A major bombshell in Kentucky politics occurred in 2019 when Republican then-Gov. Matt Bevin was voted out of office and Democrat Andy Beshear narrowly defeated him. Bevin still has plenty of critics, even in the GOP. And Kentucky’s former governor, journalist Andrew Wolfson reports in the Louisville Courier Journal, presently finds himself being scrutinized for the gubernatorial pardon he gave convicted killer Patrick Baker — whose family hosted a fundraiser for him.
Wolfson reports, “Assistant U.S. Attorney Jenna Reed told a federal judge, during a hearing June 22, her office is conducting an ‘ongoing investigation’ of Bevin’s pardon of Patrick Baker, whose family hosted a fundraiser at their home in Corbin that raised $21,500 to retire the debt from Bevin’s 2015 campaign.”
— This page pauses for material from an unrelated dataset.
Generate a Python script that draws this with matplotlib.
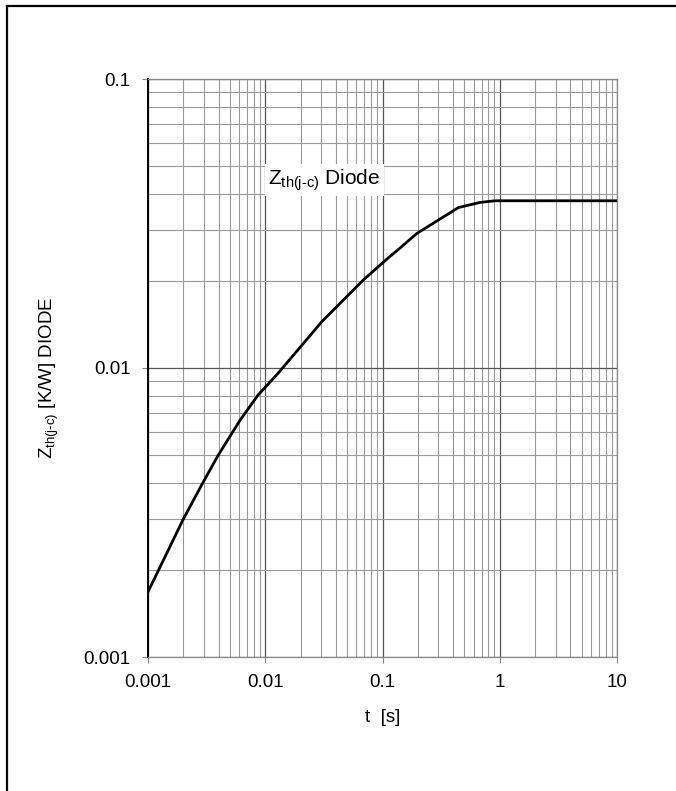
import numpy as np
import matplotlib
matplotlib.use('Agg')
import matplotlib.pyplot as plt
from matplotlib.lines import Line2D

plt.rcParams['font.family'] = ['Liberation Sans', 'DejaVu Sans']
plt.rcParams['mathtext.fontset'] = 'custom'
plt.rcParams['mathtext.rm'] = 'Liberation Sans'
plt.rcParams['mathtext.it'] = 'Liberation Sans'

# thermal impedance curve
t_s = [0.001, 0.002, 0.00287, 0.00398, 0.0061, 0.0087, 0.0129, 0.0303, 0.0686,
       0.1087, 0.141, 0.196, 0.444, 0.68, 0.91, 10]
zth = [0.00168, 0.003, 0.00394, 0.005, 0.0066, 0.00807, 0.0096, 0.01445, 0.02016,
       0.0238, 0.026, 0.0292, 0.0359, 0.0374, 0.0379, 0.0379]

x_ticks = [0.001, 0.01, 0.1, 1, 10]
x_labels = ['0.001', '0.01', '0.1', '1', '10']
y_ticks = [0.001, 0.01, 0.1]
y_labels = ['0.001', '0.01', '0.1']

fig = plt.figure(figsize=(6.76, 7.91), dpi=100)
ax = fig.add_axes([148 / 676, 1 - 657 / 791, 469 / 676, 578 / 791])

ax.set_xscale('log')
ax.set_yscale('log')
ax.set_xlim(0.001, 10)
ax.set_ylim(0.001, 0.1)

# grid
ax.grid(True, which='major', color='#555555', lw=0.9)
ax.grid(True, which='minor', color='#9a9a9a', lw=0.8)
ax.set_axisbelow(True)

ax.plot(t_s, zth, color='black', lw=2.0, solid_joinstyle='round')

ax.set_xticks(x_ticks)
ax.set_xticklabels(x_labels)
ax.set_yticks(y_ticks)
ax.set_yticklabels(y_labels)
ax.xaxis.set_minor_formatter(plt.NullFormatter())
ax.yaxis.set_minor_formatter(plt.NullFormatter())
ax.tick_params(which='major', direction='out', length=4.5, width=0.8,
               color='#888888', labelsize=13.5, pad=8)
ax.tick_params(which='minor', length=0)

for side in ['top', 'right', 'bottom']:
    ax.spines[side].set_color('#888888')
    ax.spines[side].set_linewidth(0.9)
ax.spines['left'].set_color('black')
ax.spines['left'].set_linewidth(1.4)

# label inside the plot
ax.text(0.0106, 0.0447, r'$\mathrm{Z_{th(j\text{-}c)}}$ Diode', fontsize=15,
        va='center', ha='left',
        bbox=dict(facecolor='white', edgecolor='none', pad=2.5))

fig.text(383 / 676, 1 - 718 / 791, 't  [s]', fontsize=13.5, ha='center', va='center')
fig.text(49 / 676, 1 - 378 / 791, r'$\mathrm{Z_{th(j\text{-}c)}}$ [K/W] DIODE',
         fontsize=13.5, rotation=90, ha='center', va='center')

# outer frame: only the left and top edges are visible
fig.add_artist(Line2D([6.5 / 676, 6.5 / 676], [0, 1 - 5.5 / 791],
                      transform=fig.transFigure, color='black', lw=1.6))
fig.add_artist(Line2D([6.5 / 676, 1], [1 - 5.5 / 791, 1 - 5.5 / 791],
                      transform=fig.transFigure, color='black', lw=1.6))

fig.savefig('out.png', dpi=100)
In 2017, a jury convicted Baker of reckless homicide in the death of a drug dealer who was shot in the chest during an attempt to rob him of money and pain pills.
Wolfson notes that although Bevin has “adamantly denied he pardoned Baker because of the fundraiser hosted by Baker’s brother Eric and his wife,” the “revelations show the former governor still faces possible criminal liability.”
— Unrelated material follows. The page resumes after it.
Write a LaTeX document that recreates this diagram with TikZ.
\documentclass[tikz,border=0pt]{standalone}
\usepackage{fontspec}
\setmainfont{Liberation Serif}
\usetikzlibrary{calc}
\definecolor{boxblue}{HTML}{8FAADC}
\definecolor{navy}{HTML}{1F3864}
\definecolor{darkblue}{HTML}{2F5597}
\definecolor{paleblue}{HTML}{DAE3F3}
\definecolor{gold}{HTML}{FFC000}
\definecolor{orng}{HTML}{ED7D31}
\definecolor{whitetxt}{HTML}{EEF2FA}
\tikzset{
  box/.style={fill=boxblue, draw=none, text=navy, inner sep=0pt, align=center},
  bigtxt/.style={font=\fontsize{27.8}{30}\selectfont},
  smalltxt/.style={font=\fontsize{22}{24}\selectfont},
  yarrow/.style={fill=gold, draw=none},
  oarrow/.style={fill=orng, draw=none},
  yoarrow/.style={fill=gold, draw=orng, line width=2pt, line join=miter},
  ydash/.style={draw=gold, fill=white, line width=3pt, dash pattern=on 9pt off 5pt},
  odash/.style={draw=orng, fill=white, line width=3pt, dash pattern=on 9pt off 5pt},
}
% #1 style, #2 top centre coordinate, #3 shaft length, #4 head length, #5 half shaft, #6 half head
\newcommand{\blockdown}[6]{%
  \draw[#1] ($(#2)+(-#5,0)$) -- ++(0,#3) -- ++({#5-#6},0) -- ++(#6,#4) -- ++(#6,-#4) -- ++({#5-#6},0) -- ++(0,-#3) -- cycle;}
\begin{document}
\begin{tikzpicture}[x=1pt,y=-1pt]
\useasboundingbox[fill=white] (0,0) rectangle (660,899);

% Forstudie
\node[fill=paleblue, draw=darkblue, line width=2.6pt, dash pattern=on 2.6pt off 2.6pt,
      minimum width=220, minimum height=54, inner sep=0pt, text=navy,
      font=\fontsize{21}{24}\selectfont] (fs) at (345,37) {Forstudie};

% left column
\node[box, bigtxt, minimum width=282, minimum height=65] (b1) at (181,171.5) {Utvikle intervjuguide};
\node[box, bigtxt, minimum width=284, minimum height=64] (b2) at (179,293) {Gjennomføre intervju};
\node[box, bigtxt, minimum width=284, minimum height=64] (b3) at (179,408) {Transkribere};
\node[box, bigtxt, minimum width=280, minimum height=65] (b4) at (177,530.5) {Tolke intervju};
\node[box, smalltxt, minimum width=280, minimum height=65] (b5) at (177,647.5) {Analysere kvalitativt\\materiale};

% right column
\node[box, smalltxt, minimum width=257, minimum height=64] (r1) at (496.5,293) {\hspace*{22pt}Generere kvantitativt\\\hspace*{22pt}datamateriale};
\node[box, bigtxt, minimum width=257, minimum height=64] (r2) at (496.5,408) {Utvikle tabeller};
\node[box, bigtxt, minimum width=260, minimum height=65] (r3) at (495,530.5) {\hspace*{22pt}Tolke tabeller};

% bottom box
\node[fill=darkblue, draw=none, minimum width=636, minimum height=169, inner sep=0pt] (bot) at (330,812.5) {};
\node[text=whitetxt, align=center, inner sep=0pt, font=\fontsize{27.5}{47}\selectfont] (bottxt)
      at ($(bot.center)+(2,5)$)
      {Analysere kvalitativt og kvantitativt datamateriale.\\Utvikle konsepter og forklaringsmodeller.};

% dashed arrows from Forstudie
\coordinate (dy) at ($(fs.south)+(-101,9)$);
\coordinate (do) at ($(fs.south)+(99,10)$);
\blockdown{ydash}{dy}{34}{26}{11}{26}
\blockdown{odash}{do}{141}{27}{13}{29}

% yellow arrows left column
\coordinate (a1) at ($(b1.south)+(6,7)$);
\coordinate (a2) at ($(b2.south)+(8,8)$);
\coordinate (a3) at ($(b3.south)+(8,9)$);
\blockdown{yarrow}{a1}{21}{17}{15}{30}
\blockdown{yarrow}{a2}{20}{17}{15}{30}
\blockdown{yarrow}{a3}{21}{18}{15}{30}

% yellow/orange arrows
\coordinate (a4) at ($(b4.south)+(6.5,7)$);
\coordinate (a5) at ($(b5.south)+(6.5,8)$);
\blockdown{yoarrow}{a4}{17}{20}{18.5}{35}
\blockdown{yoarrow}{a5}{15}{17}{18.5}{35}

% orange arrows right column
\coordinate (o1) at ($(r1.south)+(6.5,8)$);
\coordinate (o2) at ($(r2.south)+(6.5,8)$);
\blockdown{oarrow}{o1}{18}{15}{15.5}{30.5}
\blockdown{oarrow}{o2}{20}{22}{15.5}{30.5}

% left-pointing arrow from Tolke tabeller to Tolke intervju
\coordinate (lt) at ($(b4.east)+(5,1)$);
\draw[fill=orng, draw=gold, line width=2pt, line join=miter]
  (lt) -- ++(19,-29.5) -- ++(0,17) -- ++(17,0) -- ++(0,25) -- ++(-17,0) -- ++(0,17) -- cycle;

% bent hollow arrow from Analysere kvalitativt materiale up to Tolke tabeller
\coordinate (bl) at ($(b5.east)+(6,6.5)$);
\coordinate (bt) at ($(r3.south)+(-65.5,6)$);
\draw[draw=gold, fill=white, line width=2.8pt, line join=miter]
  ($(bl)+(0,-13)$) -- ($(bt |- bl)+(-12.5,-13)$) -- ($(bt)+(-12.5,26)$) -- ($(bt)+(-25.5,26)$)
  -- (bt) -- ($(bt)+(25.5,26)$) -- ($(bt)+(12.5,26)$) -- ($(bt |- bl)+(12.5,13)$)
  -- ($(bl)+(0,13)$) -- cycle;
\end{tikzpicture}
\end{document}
According to Wolfson, “At the June 22 hearing, FBI Task Force Officer Mark Mefford testified he and other investigators interviewed Baker’s ex-girlfriend Dawn Turner last December 28 about the fundraiser.”
Kentucky is a deep red state, and the fact that Democrat Beshear was able to win 2019’s gubernatorial race and defeat Bevin — even if it was only by less than 1%— was a political shocker.